Stated problem | Below are some entries. Transcribe the lines from the one holding "Output the Python" to the one holding "import pandas as pd", inclusive, but not the pictures among them.

Supplied information |
— begin —
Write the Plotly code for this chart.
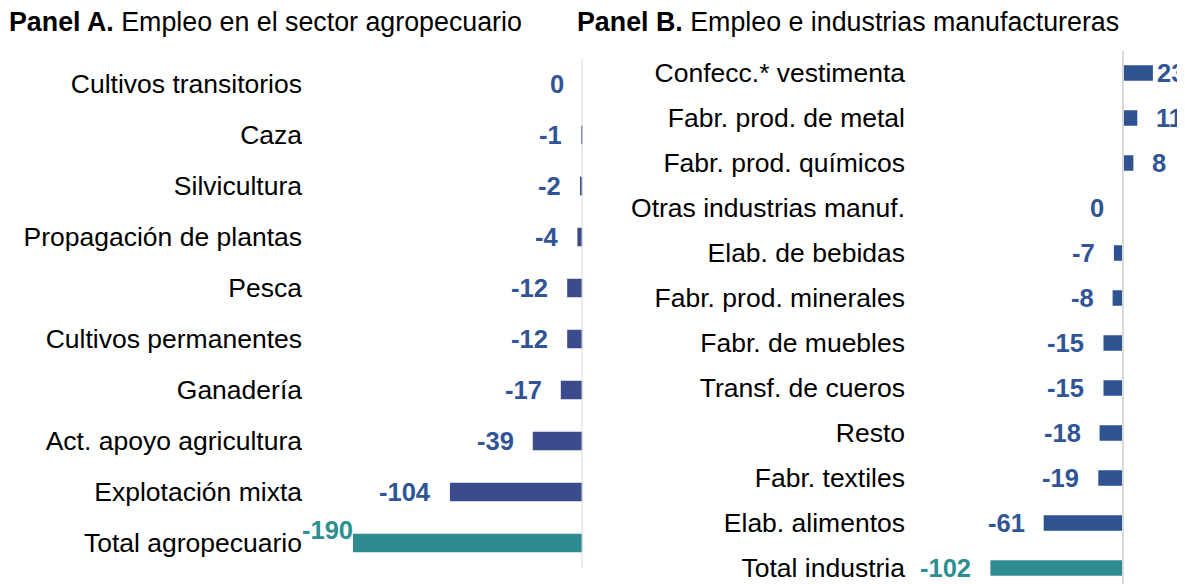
— end —
— begin —
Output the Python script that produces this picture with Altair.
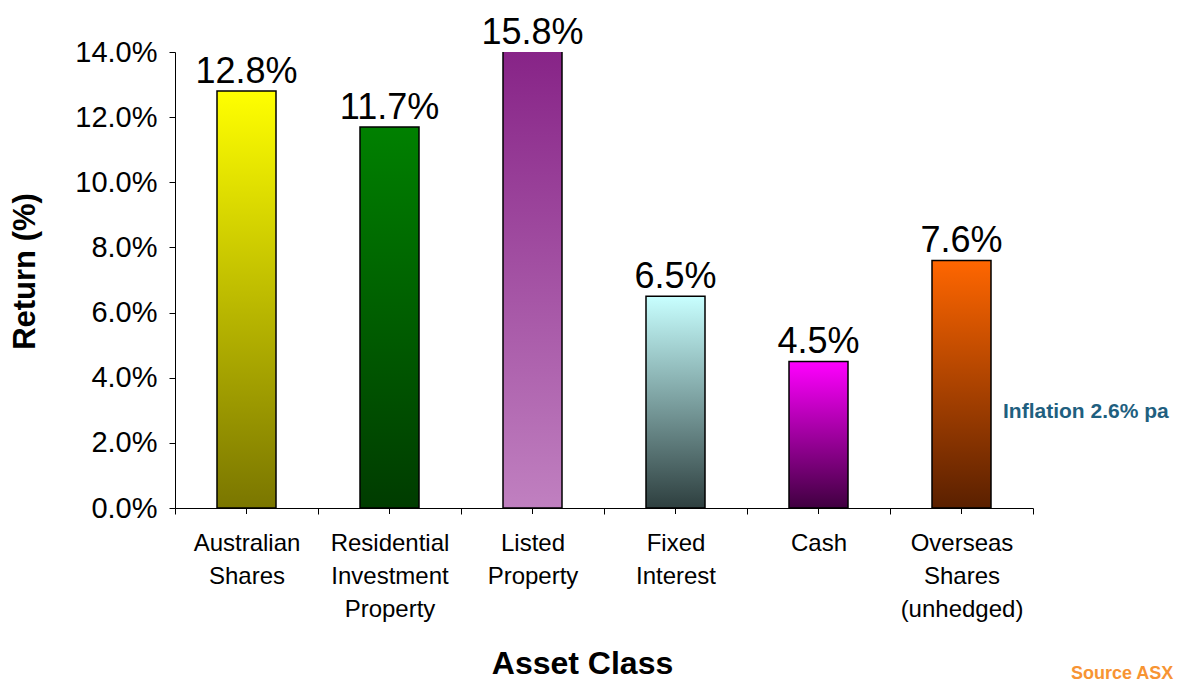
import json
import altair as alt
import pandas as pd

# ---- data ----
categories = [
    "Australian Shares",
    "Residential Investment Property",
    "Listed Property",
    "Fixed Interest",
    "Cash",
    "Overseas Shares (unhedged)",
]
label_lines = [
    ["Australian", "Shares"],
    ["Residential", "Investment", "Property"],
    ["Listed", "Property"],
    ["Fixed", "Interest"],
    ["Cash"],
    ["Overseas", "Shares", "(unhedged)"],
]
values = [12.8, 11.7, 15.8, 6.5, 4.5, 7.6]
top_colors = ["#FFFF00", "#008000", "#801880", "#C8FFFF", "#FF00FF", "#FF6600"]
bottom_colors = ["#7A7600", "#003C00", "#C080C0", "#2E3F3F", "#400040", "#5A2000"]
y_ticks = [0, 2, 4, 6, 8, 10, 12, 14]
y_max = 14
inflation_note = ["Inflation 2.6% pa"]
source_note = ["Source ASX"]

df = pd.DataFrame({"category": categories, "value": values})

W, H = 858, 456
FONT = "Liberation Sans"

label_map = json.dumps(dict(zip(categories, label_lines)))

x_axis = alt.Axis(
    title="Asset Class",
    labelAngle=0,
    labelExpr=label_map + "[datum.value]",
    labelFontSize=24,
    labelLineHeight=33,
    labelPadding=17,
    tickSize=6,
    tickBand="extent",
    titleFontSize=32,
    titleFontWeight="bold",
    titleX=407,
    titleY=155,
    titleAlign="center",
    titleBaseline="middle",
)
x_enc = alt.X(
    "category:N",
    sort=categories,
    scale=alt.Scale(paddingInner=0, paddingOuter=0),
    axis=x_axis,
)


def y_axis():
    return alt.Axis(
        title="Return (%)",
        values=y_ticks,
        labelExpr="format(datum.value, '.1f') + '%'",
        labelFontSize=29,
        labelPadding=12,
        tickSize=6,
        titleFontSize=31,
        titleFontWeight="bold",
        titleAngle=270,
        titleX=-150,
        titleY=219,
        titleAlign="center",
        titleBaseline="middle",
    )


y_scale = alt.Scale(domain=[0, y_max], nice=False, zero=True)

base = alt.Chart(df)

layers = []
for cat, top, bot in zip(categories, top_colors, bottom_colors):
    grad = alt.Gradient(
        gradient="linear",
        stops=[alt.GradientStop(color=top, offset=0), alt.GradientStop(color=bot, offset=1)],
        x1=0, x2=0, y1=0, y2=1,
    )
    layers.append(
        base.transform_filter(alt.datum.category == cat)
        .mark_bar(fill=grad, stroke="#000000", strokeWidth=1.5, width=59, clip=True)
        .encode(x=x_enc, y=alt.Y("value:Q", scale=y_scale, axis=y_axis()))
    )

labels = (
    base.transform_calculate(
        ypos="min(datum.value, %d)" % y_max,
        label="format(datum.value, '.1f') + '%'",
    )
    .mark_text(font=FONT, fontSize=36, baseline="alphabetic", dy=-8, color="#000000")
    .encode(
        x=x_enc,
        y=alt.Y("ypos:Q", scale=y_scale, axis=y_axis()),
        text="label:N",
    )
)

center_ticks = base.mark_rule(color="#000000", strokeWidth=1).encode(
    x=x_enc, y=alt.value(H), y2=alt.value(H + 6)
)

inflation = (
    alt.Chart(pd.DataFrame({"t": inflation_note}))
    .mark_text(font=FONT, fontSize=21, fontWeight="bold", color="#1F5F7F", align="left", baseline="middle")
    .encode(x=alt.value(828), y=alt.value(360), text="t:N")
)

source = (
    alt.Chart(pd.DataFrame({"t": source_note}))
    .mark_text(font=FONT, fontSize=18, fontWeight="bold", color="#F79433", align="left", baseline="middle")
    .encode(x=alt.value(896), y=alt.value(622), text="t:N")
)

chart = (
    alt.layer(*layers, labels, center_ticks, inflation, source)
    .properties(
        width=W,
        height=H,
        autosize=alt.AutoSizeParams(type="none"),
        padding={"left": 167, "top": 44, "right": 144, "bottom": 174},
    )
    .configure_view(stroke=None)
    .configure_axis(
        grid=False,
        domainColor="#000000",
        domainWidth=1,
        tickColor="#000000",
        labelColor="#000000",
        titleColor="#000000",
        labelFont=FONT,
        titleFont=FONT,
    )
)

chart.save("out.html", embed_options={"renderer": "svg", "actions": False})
— end —
Output for this exercise |
Output the Python script that produces this picture with Altair.
import json
import altair as alt
import pandas as pd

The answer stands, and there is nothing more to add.